# Is it possible to show this equation has no solutions

• Dec 27th 2011, 09:28 PM
kiwijoey
Is it possible to show this equation has no solutions
Hi,

I'm trying to prove the following equation has no solutions, with the following conditions on a, b, c and d:

These 4 variables are integers. They can be negative, but each of them must have a unique absolute value. That is, if one of the variables is equal to x, then none of the others may be -x. Note that this rules out the trivial solution a = b = c = d = 0.

The equation is

3a^2 + a + 3b^2 + b = 3c^2 + c + 3d^2 + d

What techniques could I employ to show this has no solutions?

Both sides of the equation must also be equal to 2e^2, which means they must be equal to a number that is 2 times a perfect square.
• Dec 27th 2011, 09:50 PM
pickslides
Re: Is it possible to show this equation has no solutions
Quote:

Originally Posted by kiwijoey

What techniques could I employ to show this has no solutions?

You can try to rearrange the equation such that it has the sum of squared numbers on one side and 0 on the other.

Quote:

Originally Posted by kiwijoey

Both sides of the equation must also be equal to 2e^2, which means they must be equal to a number that is 2 times a perfect square.

So \$\displaystyle 2e^2 = 2e^2\$ ?
• Dec 27th 2011, 10:12 PM
kiwijoey
Re: Is it possible to show this equation has no solutions
in other words,

3a^2 + a + 3b^2 + b = 3c^2 + c + 3d^2 + d = 2e^2.

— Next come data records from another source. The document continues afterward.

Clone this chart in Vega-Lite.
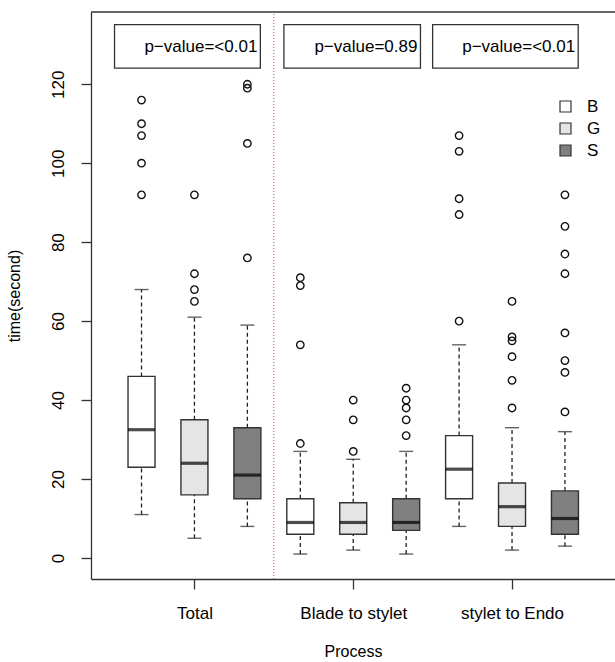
{
  "$schema": "https://vega.github.io/schema/vega-lite/v6.json",
  "autosize": "none",
  "width": 524,
  "height": 567,
  "padding": {"left": 91, "top": 12, "right": 0, "bottom": 83},
  "background": "white",
  "config": {
    "view": {"stroke": null},
    "font": "Liberation Sans",
    "axis": {"grid": false, "domainColor": "#333333", "tickColor": "#333333", "labelColor": "#000000", "titleColor": "#000000", "labelFont": "Liberation Sans", "titleFont": "Liberation Sans", "labelFontSize": 17, "titleFontSize": 16, "titleFontWeight": "normal", "domainWidth": 1.3, "tickWidth": 1.3, "tickSize": 10}
  },
  "datasets": {
    "boxes": [
      {"process": "Total", "group": "B", "pos": 1, "lw": 11, "q1": 23, "med": 32.5, "q3": 46, "uw": 68},
      {"process": "Total", "group": "G", "pos": 2, "lw": 5, "q1": 16, "med": 24, "q3": 35, "uw": 61},
      {"process": "Total", "group": "S", "pos": 3, "lw": 8, "q1": 15, "med": 21, "q3": 33, "uw": 59},
      {"process": "Blade to stylet", "group": "B", "pos": 4, "lw": 1, "q1": 6, "med": 9, "q3": 15, "uw": 27},
      {"process": "Blade to stylet", "group": "G", "pos": 5, "lw": 2, "q1": 6, "med": 9, "q3": 14, "uw": 25},
      {"process": "Blade to stylet", "group": "S", "pos": 6, "lw": 1, "q1": 7, "med": 9, "q3": 15, "uw": 27},
      {"process": "stylet to Endo", "group": "B", "pos": 7, "lw": 8, "q1": 15, "med": 22.5, "q3": 31, "uw": 54},
      {"process": "stylet to Endo", "group": "G", "pos": 8, "lw": 2, "q1": 8, "med": 13, "q3": 19, "uw": 33},
      {"process": "stylet to Endo", "group": "S", "pos": 9, "lw": 3, "q1": 6, "med": 10, "q3": 17, "uw": 32}
    ],
    "outliers": [
      {"pos": 1, "value": 116}, {"pos": 1, "value": 110}, {"pos": 1, "value": 107}, {"pos": 1, "value": 100}, {"pos": 1, "value": 92},
      {"pos": 2, "value": 92}, {"pos": 2, "value": 72}, {"pos": 2, "value": 68}, {"pos": 2, "value": 65},
      {"pos": 3, "value": 120}, {"pos": 3, "value": 119}, {"pos": 3, "value": 105}, {"pos": 3, "value": 76},
      {"pos": 4, "value": 71}, {"pos": 4, "value": 69}, {"pos": 4, "value": 54}, {"pos": 4, "value": 29},
      {"pos": 5, "value": 40}, {"pos": 5, "value": 35}, {"pos": 5, "value": 27},
      {"pos": 6, "value": 43}, {"pos": 6, "value": 40}, {"pos": 6, "value": 38}, {"pos": 6, "value": 35}, {"pos": 6, "value": 31},
      {"pos": 7, "value": 107}, {"pos": 7, "value": 103}, {"pos": 7, "value": 91}, {"pos": 7, "value": 87}, {"pos": 7, "value": 60},
      {"pos": 8, "value": 65}, {"pos": 8, "value": 56}, {"pos": 8, "value": 55}, {"pos": 8, "value": 51}, {"pos": 8, "value": 45}, {"pos": 8, "value": 38},
      {"pos": 9, "value": 92}, {"pos": 9, "value": 84}, {"pos": 9, "value": 77}, {"pos": 9, "value": 72}, {"pos": 9, "value": 57}, {"pos": 9, "value": 50}, {"pos": 9, "value": 47}, {"pos": 9, "value": 37}
    ],
    "pvalues": [
      {"x1": 0.49, "x2": 3.245, "label": "p\u2212value=<0.01"},
      {"x1": 3.69, "x2": 6.27, "label": "p\u2212value=0.89"},
      {"x1": 6.50, "x2": 9.25, "label": "p\u2212value=<0.01"}
    ]
  },
  "layer": [
    {
      "data": {"values": [{"sep": 3.5}]},
      "mark": {"type": "rule", "color": "#e0406a", "strokeDash": [1, 2], "strokeWidth": 1},
      "encoding": {
        "x": {"field": "sep", "type": "quantitative", "scale": {"domain": [0.14, 9.851], "nice": false, "zero": false},
          "axis": {"values": [2, 5, 8], "labelExpr": "datum.value == 2 ? 'Total' : datum.value == 5 ? 'Blade to stylet' : 'stylet to Endo'", "title": "Process", "labelPadding": 16, "titlePadding": 22, "labelFlush": false, "labelOverlap": false}},
        "y": {"datum": -5.32, "type": "quantitative", "scale": {"domain": [-5.32, 138.3], "nice": false, "zero": false},
          "axis": {"values": [0, 20, 40, 60, 80, 100, 120], "title": "time(second)", "labelAngle": -90, "labelAlign": "center", "labelBaseline": "bottom", "labelPadding": 14, "titlePadding": 27}},
        "y2": {"datum": 138.3}
      }
    },
    {
      "data": {"values": [{"top": 138.3}]},
      "mark": {"type": "rule", "color": "#333333", "strokeWidth": 1.3},
      "encoding": {"y": {"field": "top", "type": "quantitative"}}
    },
    {
      "data": {"name": "boxes"},
      "mark": {"type": "rule", "color": "#222222", "strokeDash": [4, 3], "strokeWidth": 1.3},
      "encoding": {"x": {"field": "pos", "type": "quantitative"}, "y": {"field": "q3", "type": "quantitative"}, "y2": {"field": "uw"}}
    },
    {
      "data": {"name": "boxes"},
      "mark": {"type": "rule", "color": "#222222", "strokeDash": [4, 3], "strokeWidth": 1.3},
      "encoding": {"x": {"field": "pos", "type": "quantitative"}, "y": {"field": "lw", "type": "quantitative"}, "y2": {"field": "q1"}}
    },
    {
      "data": {"name": "boxes"},
      "mark": {"type": "tick", "orient": "horizontal", "size": 14, "thickness": 1.4, "color": "#222222"},
      "encoding": {"x": {"field": "pos", "type": "quantitative"}, "y": {"field": "uw", "type": "quantitative"}}
    },
    {
      "data": {"name": "boxes"},
      "mark": {"type": "tick", "orient": "horizontal", "size": 14, "thickness": 1.4, "color": "#222222"},
      "encoding": {"x": {"field": "pos", "type": "quantitative"}, "y": {"field": "lw", "type": "quantitative"}}
    },
    {
      "data": {"name": "boxes"},
      "mark": {"type": "bar", "size": 27, "stroke": "#333333", "strokeWidth": 1.4, "orient": "vertical"},
      "encoding": {
        "x": {"field": "pos", "type": "quantitative"},
        "y": {"field": "q1", "type": "quantitative"},
        "y2": {"field": "q3"},
        "fill": {"field": "group", "type": "nominal", "scale": {"domain": ["B", "G", "S"], "range": ["#ffffff", "#e5e5e5", "#808080"]},
          "legend": {"title": null, "orient": "none", "legendX": 466, "legendY": 86, "symbolType": "square", "symbolSize": 121, "symbolStrokeColor": "#333333", "symbolStrokeWidth": 1.2, "symbolOpacity": 1, "labelFontSize": 17, "labelFont": "Liberation Sans", "labelColor": "#000000", "labelOffset": 13, "rowPadding": 4}}
      }
    },
    {
      "data": {"name": "boxes"},
      "mark": {"type": "tick", "orient": "horizontal", "size": 27, "thickness": 3.2, "color": "#000000"},
      "encoding": {"x": {"field": "pos", "type": "quantitative"}, "y": {"field": "med", "type": "quantitative"}}
    },
    {
      "data": {"name": "outliers"},
      "mark": {"type": "point", "shape": "circle", "filled": false, "size": 55, "strokeWidth": 1.4, "color": "#111111", "opacity": 1},
      "encoding": {"x": {"field": "pos", "type": "quantitative"}, "y": {"field": "value", "type": "quantitative"}}
    },
    {
      "data": {"name": "pvalues"},
      "mark": {"type": "rect", "fill": "white", "stroke": "#333333", "strokeWidth": 1.3},
      "encoding": {"x": {"field": "x1", "type": "quantitative"}, "x2": {"field": "x2"}, "y": {"datum": 124.1}, "y2": {"datum": 135.1}}
    },
    {
      "data": {"name": "pvalues"},
      "mark": {"type": "text", "align": "right", "baseline": "middle", "fontSize": 17, "font": "Liberation Sans", "color": "#000000", "dx": -3},
      "encoding": {"x": {"field": "x2", "type": "quantitative"}, "y": {"datum": 129.5}, "text": {"field": "label"}}
    }
  ]
}
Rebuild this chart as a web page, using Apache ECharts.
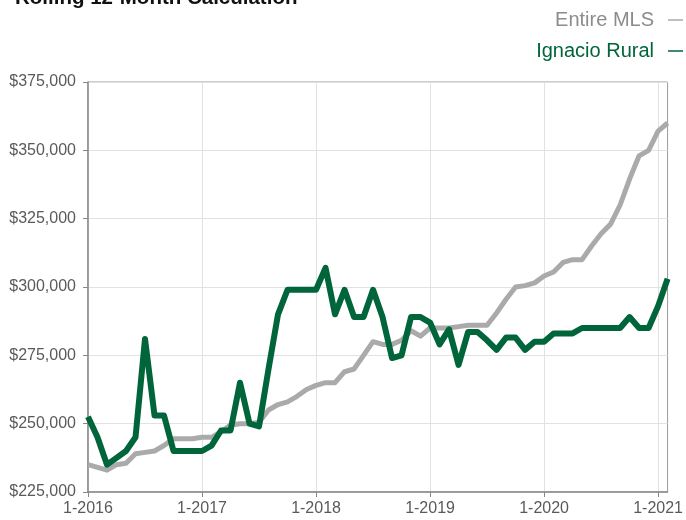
<!DOCTYPE html>
<html>
<head>
<meta charset="UTF-8">
<title>Rolling 12-Month Calculation</title>
<script src="https://cdn.jsdelivr.net/npm/echarts@6/dist/echarts.min.js"></script>
<style>
    html, body { margin: 0; padding: 0; background: #fff; }
    #chart { width: 686px; height: 520px; }
</style>
</head>
<body>
<div id="chart"></div>
<script type="text/javascript">
    // month labels 1-2016 .. 2-2021
    var years = [2016, 2017, 2018, 2019, 2020, 2021];
    var months = [];
    for (var y = 0; y < years.length; y++) {
        for (var m = 1; m <= 12; m++) {
            if (years[y] === 2021 && m > 2) break;
            months.push(m + '-' + years[y]);
        }
    }

    // values in thousands of dollars
    var entireMLS = [235, 234, 233, 235, 235.5, 239, 239.5, 240, 242, 244.5, 244.5, 244.5,
        245, 245, 247, 249.5, 250, 250, 250.5, 255, 257, 258, 260, 262.5,
        264, 265, 265, 269, 270, 275, 280, 279, 279, 280.5, 284, 282,
        285, 285, 285, 285.5, 286, 286, 286, 290.5, 295.5, 300, 300.5, 301.5,
        304, 305.5, 309, 310, 310, 315, 319.5, 323, 330, 339.5, 348, 350,
        357, 360];
    var ignacioRural = [252.5, 245, 235, 237.5, 240, 245, 281, 253, 253, 240, 240, 240,
        240, 242, 247.5, 247.5, 265, 250, 249, 270, 290, 299, 299, 299,
        299, 307, 290, 299, 289, 289, 299, 289, 274, 275, 289, 289,
        287, 279, 284.5, 271.5, 283.5, 283.5, 280.5, 277, 281.5, 281.5, 277, 280,
        280, 283, 283, 283, 285, 285, 285, 285, 285, 289, 285, 285,
        293, 303];

    var chart = echarts.init(document.getElementById('chart'));

    function toDollars(arr) {
        return arr.map(function (v) { return v * 1000; });
    }

    var option = {
        animation: false,
        title: {
            text: 'Rolling 12-Month Calculation',
            left: 10,
            top: -17,
            textStyle: { color: '#111', fontSize: 20.5, fontWeight: 'bold', fontFamily: 'Liberation Sans' }
        },
        legend: {
            orient: 'vertical',
            right: -2,
            top: 5,
            align: 'right',
            icon: 'rect',
            itemWidth: 15,
            itemHeight: 1.5,
            itemGap: 11,
            textStyle: { fontSize: 20, fontFamily: 'Liberation Sans', padding: [0, 9, 0, 0] },
            data: [
                { name: 'Entire MLS', textStyle: { color: '#8c8c8c' } },
                { name: 'Ignacio Rural', textStyle: { color: '#00653a' } }
            ]
        },
        grid: {
            left: 88,
            right: 18,
            top: 82,
            bottom: 28,
            show: true,
            borderColor: '#999',
            borderWidth: 1
        },
        xAxis: {
            type: 'category',
            data: months,
            boundaryGap: false,
            axisLine: { lineStyle: { color: '#888', width: 1.5 } },
            axisTick: { interval: 11, length: 5, lineStyle: { color: '#888' } },
            axisLabel: { interval: 11, color: '#5a5a5a', fontSize: 16, fontFamily: 'Liberation Sans', margin: 9 },
            splitLine: { show: true, interval: 11, lineStyle: { color: '#e2e2e2' } }
        },
        yAxis: {
            type: 'value',
            min: 225000,
            max: 375000,
            interval: 25000,
            axisLine: { show: true, lineStyle: { color: '#888', width: 1.5 } },
            axisTick: { show: true, length: 5, lineStyle: { color: '#888' } },
            axisLabel: {
                color: '#5a5a5a',
                fontSize: 16,
                fontFamily: 'Liberation Sans',
                margin: 12,
                formatter: function (v) { return '$' + v.toLocaleString('en-US'); }
            },
            splitLine: { lineStyle: { color: '#e2e2e2' } }
        },
        series: [
            {
                name: 'Entire MLS',
                type: 'line',
                data: toDollars(entireMLS),
                symbol: 'none',
                color: '#aaaaaa',
                lineStyle: { width: 5, color: '#aaaaaa', join: 'round' }
            },
            {
                name: 'Ignacio Rural',
                type: 'line',
                data: toDollars(ignacioRural),
                symbol: 'none',
                color: '#00653a',
                lineStyle: { width: 6, color: '#00653a', join: 'round' }
            }
        ]
    };

    chart.setOption(option);
</script>
</body>
</html>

My first instinct is to rearrange to

3a^2 + 3b^2 - 3c^2 - 3d^2 = c + d - a - b

Now the right hand side must both be even (from the 2e^2 part) and divisible by 3 (from the left hand side), which implies that

c + d - a - b = 0 (mod 6).

But that's going to give a lot of cases to consider if I just start considering a, b, c and d mod 6. Is there a better way to proceed?
• Dec 29th 2011, 01:40 AM
BobP
Re: Is it possible to show this equation has no solutions
Finding integer solutions to the equation

\$\displaystyle 3a^2+a+3b^2+b=3c^2+c+3d^2+d\$

isn't difficult. (\$\displaystyle a=41,b=8,c=40,d=12\$ is a solution). A reasonable technique is to complete the squares on each of the four expressions, (you find that the numbers introduced cancel out), and then switching a pair from one side of the equation to the other. That leads to a 'difference of two squares' situation and hence an equation of the form \$\displaystyle w.x=y.z\$. Then find sets of values for \$\displaystyle w,x,y,z\$ that produce integer values for \$\displaystyle a,b,c,d.\$

The real problem is to find (at least two ) different solutions of the equation

\$\displaystyle 3a^2+a+3b^2+b=2n^2\$

for some value(s) of \$\displaystyle n\$.